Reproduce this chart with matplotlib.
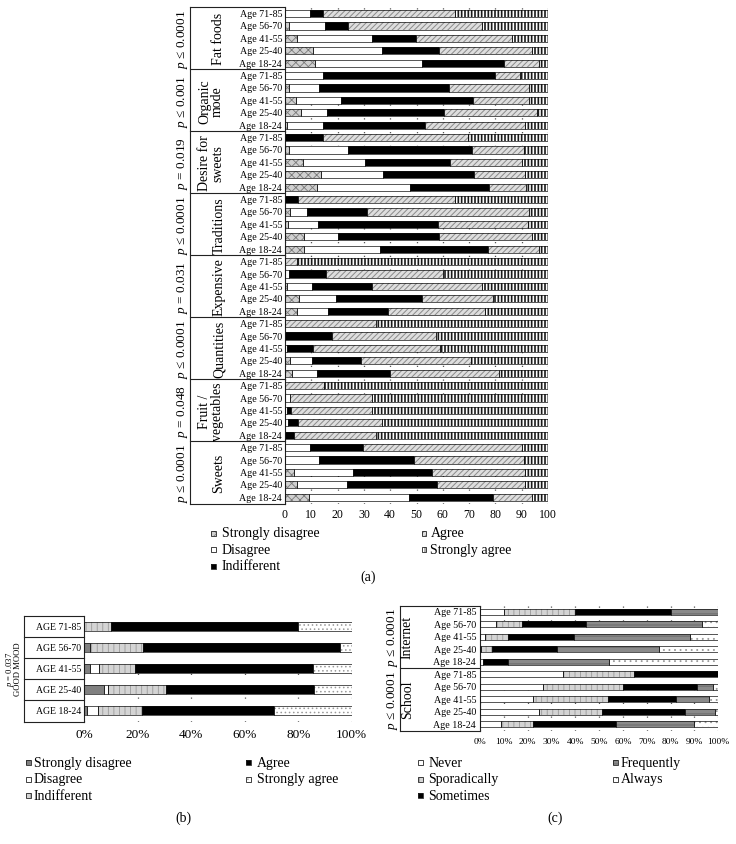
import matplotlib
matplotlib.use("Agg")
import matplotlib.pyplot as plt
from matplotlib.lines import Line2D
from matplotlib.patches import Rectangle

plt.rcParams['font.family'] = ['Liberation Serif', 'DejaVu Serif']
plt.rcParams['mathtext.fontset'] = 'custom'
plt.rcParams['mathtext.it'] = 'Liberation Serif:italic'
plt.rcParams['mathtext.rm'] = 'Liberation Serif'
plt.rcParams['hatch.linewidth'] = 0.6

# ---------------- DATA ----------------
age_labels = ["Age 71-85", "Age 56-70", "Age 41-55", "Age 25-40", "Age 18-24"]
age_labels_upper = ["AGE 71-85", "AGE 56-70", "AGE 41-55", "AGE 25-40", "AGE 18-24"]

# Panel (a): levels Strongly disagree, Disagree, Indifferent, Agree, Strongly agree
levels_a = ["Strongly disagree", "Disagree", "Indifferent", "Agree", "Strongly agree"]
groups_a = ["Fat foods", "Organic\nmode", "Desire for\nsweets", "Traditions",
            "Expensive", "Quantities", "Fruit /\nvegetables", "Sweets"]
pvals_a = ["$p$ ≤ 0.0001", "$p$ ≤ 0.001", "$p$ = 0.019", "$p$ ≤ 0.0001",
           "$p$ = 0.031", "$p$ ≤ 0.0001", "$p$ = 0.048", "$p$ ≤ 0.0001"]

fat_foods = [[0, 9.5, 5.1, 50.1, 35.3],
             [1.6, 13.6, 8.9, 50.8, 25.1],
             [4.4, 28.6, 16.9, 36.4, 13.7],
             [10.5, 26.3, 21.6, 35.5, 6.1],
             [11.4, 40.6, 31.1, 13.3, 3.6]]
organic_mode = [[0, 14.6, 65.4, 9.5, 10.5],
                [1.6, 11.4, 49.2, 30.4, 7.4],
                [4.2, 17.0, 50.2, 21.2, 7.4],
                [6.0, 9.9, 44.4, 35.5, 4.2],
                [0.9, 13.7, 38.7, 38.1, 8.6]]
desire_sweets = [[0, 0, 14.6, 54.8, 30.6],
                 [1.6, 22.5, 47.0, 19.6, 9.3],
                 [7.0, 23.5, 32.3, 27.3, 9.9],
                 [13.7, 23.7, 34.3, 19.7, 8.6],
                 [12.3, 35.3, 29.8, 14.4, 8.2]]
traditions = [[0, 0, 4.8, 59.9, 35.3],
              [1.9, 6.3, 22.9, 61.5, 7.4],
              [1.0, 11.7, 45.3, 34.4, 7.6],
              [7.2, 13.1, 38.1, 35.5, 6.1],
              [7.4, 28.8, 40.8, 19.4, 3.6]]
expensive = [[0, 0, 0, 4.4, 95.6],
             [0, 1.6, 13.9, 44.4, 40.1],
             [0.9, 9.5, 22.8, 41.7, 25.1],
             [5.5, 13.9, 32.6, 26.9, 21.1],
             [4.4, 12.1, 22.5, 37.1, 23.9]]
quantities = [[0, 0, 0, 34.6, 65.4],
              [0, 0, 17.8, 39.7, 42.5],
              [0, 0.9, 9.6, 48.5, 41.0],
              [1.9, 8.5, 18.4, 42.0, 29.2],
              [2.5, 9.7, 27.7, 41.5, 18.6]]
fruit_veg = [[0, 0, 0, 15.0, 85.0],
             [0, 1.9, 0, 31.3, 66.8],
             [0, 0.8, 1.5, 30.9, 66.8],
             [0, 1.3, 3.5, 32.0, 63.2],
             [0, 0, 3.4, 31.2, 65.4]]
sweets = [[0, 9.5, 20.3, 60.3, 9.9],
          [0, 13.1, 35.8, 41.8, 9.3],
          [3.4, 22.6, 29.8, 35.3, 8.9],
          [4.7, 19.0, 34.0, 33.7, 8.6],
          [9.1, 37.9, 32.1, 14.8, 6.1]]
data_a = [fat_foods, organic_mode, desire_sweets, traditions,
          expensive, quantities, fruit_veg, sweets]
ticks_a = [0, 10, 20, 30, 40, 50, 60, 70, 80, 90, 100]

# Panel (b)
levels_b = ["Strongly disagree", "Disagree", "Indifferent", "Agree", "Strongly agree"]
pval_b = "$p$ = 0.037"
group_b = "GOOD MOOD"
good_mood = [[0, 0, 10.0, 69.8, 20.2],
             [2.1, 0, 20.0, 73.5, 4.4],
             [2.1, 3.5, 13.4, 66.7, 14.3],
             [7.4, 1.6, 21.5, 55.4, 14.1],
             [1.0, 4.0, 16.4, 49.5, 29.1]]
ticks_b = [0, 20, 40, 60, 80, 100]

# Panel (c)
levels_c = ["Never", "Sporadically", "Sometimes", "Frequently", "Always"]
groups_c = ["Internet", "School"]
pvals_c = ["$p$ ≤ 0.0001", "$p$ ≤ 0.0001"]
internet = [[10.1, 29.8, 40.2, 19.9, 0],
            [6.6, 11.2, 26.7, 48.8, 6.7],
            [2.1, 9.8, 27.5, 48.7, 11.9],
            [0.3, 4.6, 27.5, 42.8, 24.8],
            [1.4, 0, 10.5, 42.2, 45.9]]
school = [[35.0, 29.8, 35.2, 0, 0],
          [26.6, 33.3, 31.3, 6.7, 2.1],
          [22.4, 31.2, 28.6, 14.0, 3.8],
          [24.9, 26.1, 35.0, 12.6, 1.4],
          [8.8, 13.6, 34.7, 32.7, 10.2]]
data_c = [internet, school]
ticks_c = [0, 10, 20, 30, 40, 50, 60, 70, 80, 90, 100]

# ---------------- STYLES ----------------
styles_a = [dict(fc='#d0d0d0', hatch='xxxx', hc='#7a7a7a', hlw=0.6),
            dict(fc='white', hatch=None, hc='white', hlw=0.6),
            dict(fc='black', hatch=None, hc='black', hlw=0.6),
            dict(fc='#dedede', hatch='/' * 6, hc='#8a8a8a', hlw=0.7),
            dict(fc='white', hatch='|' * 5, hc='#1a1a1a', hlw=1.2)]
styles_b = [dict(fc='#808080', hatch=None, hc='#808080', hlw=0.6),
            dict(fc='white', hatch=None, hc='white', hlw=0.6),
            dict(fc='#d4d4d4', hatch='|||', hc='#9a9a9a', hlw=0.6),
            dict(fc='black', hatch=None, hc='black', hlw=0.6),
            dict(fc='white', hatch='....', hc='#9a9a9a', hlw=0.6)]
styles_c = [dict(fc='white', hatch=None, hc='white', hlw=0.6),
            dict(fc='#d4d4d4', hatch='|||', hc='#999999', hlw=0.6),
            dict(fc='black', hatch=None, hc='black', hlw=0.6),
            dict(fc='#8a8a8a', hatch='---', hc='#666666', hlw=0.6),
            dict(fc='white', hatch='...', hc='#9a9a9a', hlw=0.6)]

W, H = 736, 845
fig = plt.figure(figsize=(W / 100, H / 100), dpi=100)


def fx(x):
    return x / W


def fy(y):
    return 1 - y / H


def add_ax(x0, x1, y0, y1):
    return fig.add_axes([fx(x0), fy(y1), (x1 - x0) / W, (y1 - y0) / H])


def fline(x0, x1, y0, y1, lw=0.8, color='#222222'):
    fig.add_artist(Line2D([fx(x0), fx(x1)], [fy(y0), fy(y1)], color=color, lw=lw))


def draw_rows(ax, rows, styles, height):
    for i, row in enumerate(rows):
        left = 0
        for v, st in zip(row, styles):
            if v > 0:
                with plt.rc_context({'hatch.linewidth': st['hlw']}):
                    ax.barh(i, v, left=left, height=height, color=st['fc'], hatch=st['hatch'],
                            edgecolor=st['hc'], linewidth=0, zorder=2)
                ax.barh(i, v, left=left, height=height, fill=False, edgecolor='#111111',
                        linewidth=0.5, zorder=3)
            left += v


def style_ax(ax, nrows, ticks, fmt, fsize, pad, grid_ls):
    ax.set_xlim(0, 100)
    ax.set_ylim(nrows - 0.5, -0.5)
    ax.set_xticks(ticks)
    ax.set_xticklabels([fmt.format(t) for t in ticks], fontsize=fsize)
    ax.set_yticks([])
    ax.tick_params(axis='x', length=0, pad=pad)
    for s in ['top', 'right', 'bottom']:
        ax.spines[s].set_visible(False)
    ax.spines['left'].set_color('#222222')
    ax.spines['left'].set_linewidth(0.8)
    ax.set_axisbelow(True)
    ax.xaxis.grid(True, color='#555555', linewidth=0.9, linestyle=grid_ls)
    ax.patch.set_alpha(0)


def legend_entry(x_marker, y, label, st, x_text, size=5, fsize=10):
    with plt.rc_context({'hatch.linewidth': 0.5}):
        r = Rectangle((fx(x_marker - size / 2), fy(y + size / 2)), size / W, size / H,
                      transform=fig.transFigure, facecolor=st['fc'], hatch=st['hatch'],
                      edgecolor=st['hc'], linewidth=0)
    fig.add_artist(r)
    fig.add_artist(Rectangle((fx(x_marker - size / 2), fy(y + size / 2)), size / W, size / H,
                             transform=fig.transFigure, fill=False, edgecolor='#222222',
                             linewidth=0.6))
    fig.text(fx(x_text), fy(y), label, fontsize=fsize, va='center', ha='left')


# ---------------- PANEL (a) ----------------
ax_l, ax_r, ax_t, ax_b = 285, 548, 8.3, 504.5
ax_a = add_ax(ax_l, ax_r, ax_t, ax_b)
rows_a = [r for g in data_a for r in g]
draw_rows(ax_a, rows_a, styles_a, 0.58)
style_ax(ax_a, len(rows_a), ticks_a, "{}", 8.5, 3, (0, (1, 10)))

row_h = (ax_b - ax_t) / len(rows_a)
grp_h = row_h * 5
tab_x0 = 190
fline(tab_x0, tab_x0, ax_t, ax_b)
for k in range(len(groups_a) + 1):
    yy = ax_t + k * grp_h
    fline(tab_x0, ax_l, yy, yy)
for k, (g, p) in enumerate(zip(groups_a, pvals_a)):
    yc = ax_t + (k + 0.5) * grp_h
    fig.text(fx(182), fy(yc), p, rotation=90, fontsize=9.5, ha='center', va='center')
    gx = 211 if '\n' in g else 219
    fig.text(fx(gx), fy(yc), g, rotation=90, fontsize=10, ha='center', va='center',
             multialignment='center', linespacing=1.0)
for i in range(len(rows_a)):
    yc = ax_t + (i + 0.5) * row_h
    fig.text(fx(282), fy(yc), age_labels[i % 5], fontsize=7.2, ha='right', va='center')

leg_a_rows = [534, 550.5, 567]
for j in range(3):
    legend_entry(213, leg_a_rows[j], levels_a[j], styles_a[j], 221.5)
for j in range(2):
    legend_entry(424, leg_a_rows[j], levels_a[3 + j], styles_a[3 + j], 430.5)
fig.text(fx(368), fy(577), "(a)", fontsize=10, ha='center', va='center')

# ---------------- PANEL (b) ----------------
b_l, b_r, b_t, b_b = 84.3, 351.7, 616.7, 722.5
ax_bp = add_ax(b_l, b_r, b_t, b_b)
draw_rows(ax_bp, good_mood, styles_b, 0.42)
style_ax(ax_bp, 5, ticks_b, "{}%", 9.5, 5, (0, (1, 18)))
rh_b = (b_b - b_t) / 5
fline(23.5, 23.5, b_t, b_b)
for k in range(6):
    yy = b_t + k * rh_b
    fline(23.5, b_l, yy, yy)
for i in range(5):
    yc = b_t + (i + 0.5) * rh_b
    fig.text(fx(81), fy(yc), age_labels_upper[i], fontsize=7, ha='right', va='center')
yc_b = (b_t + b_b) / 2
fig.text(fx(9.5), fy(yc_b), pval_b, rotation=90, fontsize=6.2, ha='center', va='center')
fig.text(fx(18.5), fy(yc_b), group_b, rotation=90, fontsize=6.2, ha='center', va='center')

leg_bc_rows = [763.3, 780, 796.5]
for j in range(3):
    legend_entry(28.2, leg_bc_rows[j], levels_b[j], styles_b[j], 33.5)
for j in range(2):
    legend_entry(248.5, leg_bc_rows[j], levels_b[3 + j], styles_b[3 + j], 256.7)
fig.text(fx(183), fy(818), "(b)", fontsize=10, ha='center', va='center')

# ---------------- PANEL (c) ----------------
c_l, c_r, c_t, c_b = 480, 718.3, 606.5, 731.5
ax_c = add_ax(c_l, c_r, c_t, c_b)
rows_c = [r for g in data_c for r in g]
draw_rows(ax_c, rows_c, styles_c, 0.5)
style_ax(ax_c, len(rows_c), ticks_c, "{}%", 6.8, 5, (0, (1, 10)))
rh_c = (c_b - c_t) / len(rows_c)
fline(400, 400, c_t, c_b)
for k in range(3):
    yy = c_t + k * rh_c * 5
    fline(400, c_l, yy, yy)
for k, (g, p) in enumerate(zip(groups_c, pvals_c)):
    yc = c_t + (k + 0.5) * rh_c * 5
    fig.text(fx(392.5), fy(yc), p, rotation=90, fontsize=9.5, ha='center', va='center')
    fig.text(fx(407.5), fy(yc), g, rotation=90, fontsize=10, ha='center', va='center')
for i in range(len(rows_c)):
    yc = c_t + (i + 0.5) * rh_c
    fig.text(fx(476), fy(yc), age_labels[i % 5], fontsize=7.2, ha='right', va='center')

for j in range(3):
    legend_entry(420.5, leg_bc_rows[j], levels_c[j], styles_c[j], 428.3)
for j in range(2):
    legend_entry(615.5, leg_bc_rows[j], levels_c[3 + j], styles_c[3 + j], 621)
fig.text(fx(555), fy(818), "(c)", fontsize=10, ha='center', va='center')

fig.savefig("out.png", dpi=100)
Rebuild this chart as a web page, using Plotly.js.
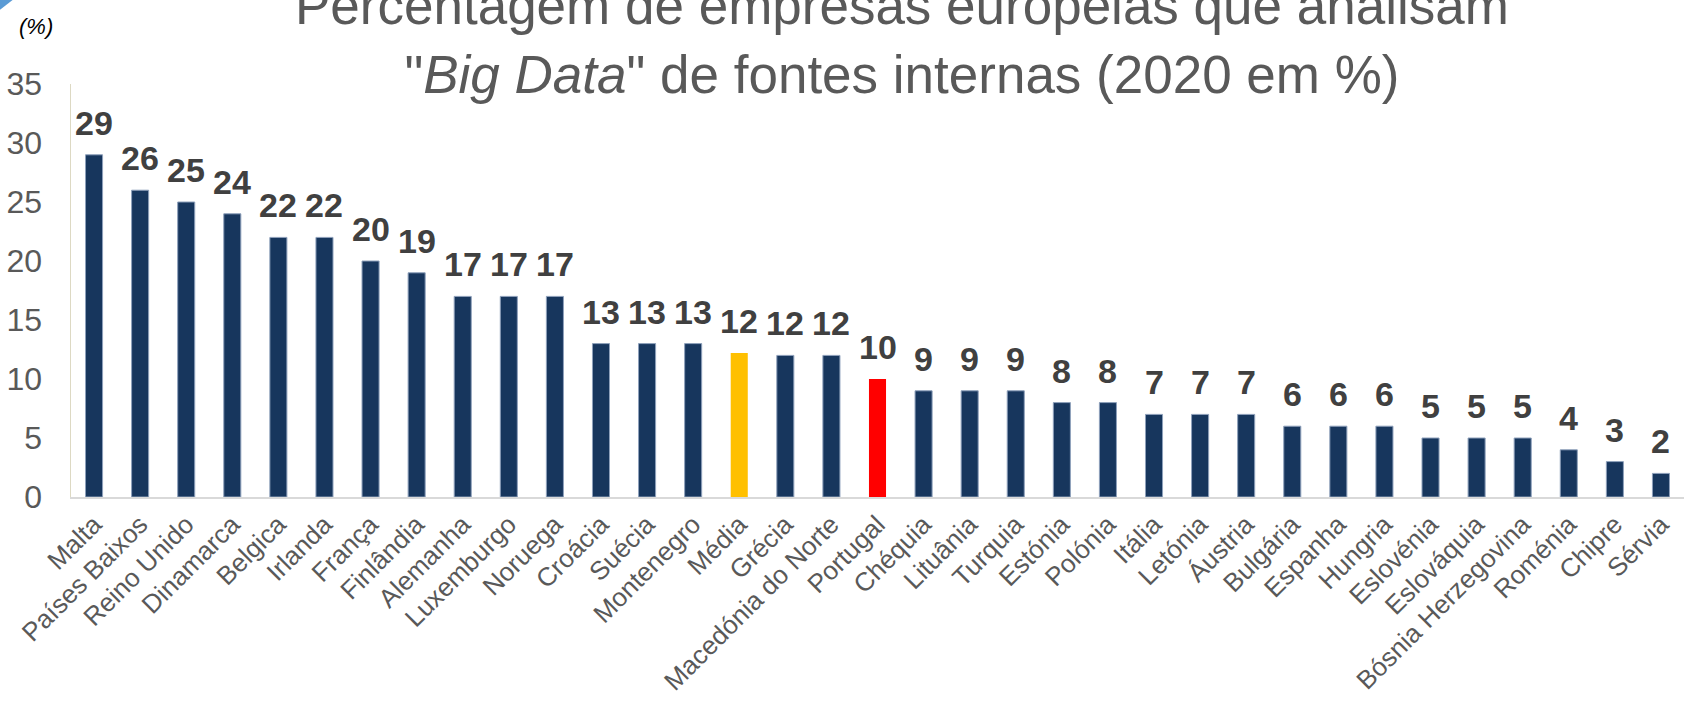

____________________

Your task is to reproduce exactly the lines from the start of the data above through the line containing "from matplotlib.patches import Rectangle", leaving every picture out.

Reproduce this chart with matplotlib.
import matplotlib
matplotlib.use("Agg")
import matplotlib.pyplot as plt
from matplotlib.lines import Line2D
from matplotlib.patches import Rectangle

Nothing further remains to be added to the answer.